The emphasis on the local in Harrison's work often inspires vivid portraits of Australia, where the figurative and the literal cohabit, as in 'Grass-Parrot':

Out there, heat-blurred across paddock glare,
dark trees float along the horizon's line:
bushes are wallabies, swivelling their ears.
Through my hair, hot wind's flooded creek.

Cloudless sky moves, without seeming to,
in an eye-blink over the Silver City Highway.

There are countless examples throughout Wild Bees of this bifocal gaze, where external and internal landscapes cohere; where country and city intersect. Often registering changes in climate or light, or almost imperceptible movements, Harrison's poetry gives you the sense that his pen lies in wait for these moments of new or sharper focus, which this poetry is undoubtedly captivated by.

There is a sense (albeit unlikely) in which Harrison's and Biarujia's poetics are aligned.

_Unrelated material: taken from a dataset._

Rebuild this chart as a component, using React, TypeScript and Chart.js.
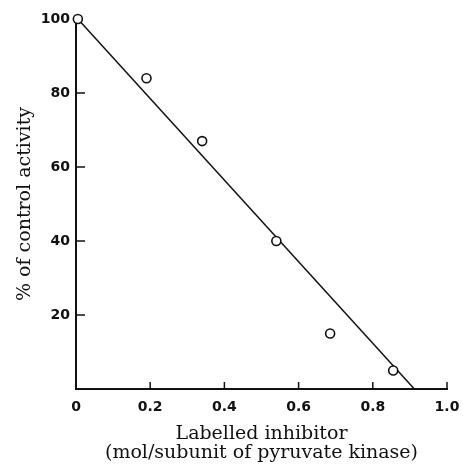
import React, { useEffect, useRef } from 'react';
import { Chart, registerables } from 'chart.js';

Chart.register(...registerables);

// Data
const inhibitorX = [0.005, 0.19, 0.34, 0.54, 0.685, 0.855];
const activityY = [100, 84, 67, 40, 15, 5];
const fitLineX = [0.005, 0.912];
const fitLineY = [100, 0];
const xTickMarks = [0.2, 0.4, 0.6, 0.8, 1.0];
const yTickMarks = [20, 40, 60, 80];
const xTitle = ['Labelled inhibitor', '(mol/subunit of pyruvate kinase)'];
const yTitle = '% of control activity';

const INK = '#111111';

const innerTicks = {
  id: 'innerTicks',
  afterDraw(chart: any) {
    const { ctx, scales } = chart;
    const x = scales.x;
    const y = scales.y;
    ctx.save();
    ctx.strokeStyle = INK;
    ctx.lineWidth = 1.5;
    xTickMarks.forEach((v) => {
      const px = x.getPixelForValue(v);
      ctx.beginPath();
      ctx.moveTo(px, y.bottom);
      ctx.lineTo(px, y.bottom - 7);
      ctx.stroke();
    });
    yTickMarks.forEach((v) => {
      const py = y.getPixelForValue(v);
      ctx.beginPath();
      ctx.moveTo(x.left, py);
      ctx.lineTo(x.left + 9, py);
      ctx.stroke();
    });
    ctx.restore();
  },
};

export default function App() {
  const canvasRef = useRef<HTMLCanvasElement | null>(null);

  useEffect(() => {
    if (!canvasRef.current) return;
    const points = inhibitorX.map((x, i) => ({ x, y: activityY[i] }));
    const fit = fitLineX.map((x, i) => ({ x, y: fitLineY[i] }));
    const tickFont = { family: 'DejaVu Sans', size: 14, weight: 'bold' as const };
    const titleFont = { family: 'DejaVu Serif', size: 19, weight: 'normal' as const };

    const chart = new Chart(canvasRef.current, {
      type: 'scatter',
      data: {
        datasets: [
          {
            label: 'measured',
            data: points,
            showLine: false,
            pointRadius: 4.5,
            pointHoverRadius: 4.5,
            pointStyle: 'circle',
            pointBorderWidth: 1.6,
            borderColor: INK,
            backgroundColor: '#ffffff',
            clip: false as any,
          },
          {
            label: 'fit',
            data: fit,
            showLine: true,
            pointRadius: 0,
            borderColor: INK,
            borderWidth: 1.5,
            fill: false,
            clip: false as any,
          },
        ],
      },
      options: {
        animation: false,
        responsive: false,
        devicePixelRatio: 1,
        layout: { padding: { top: 19, right: 16, left: 0, bottom: 0 } },
        plugins: {
          legend: { display: false },
          tooltip: { enabled: false },
        },
        scales: {
          x: {
            type: 'linear',
            min: 0,
            max: 1.0,
            grid: { display: false, drawTicks: false },
            border: { display: true, color: INK, width: 2 },
            ticks: {
              stepSize: 0.2,
              padding: 10,
              color: INK,
              font: tickFont,
              maxRotation: 0,
              callback: (v: any) => (Number(v) === 0 ? '0' : Number(v).toFixed(1)),
            },
            title: {
              display: true,
              text: xTitle,
              color: INK,
              font: { ...titleFont, lineHeight: 1.0 },
              padding: { top: 0, bottom: 5 },
            },
            afterFit: (scale: any) => {
              scale.height = 79;
              scale.paddingLeft = 0;
              scale.paddingRight = 0;
            },
          },
          y: {
            type: 'linear',
            min: 0,
            max: 100,
            grid: { display: false, drawTicks: false },
            border: { display: true, color: INK, width: 2 },
            ticks: {
              stepSize: 20,
              padding: 6,
              color: INK,
              font: tickFont,
              callback: (v: any) => (Number(v) === 0 ? '' : String(v)),
            },
            title: {
              display: true,
              text: yTitle,
              color: INK,
              font: { ...titleFont, lineHeight: 1.2 },
              padding: { top: 14, bottom: 0 },
            },
            afterFit: (scale: any) => {
              scale.width = 76;
              scale.paddingTop = 0;
              scale.paddingBottom = 0;
            },
          },
        },
      },
      plugins: [innerTicks],
    });
    return () => chart.destroy();
  }, []);

  return (
    <div style={{ position: 'absolute', left: 0, top: 0, width: 463, height: 468, background: '#fff' }}>
      <canvas ref={canvasRef} width={463} height={468} style={{ display: 'block' }} />
    </div>
  );
}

To use Harrison's words from 'An Ordinary Communication':

This, then, is translation
out of ordinary space –

not word for word,
but as someone might feel

sitting outside, in dusklight,
hearing bells and traffic-

Across the work of all three poets, it is possible to appreciate a complex negotiation with 'ordinary space,' which plays out at many levels – from the real, to the abstract, and everywhere in-between.

Bridie McCarthy is a writer and researcher living in Melbourne.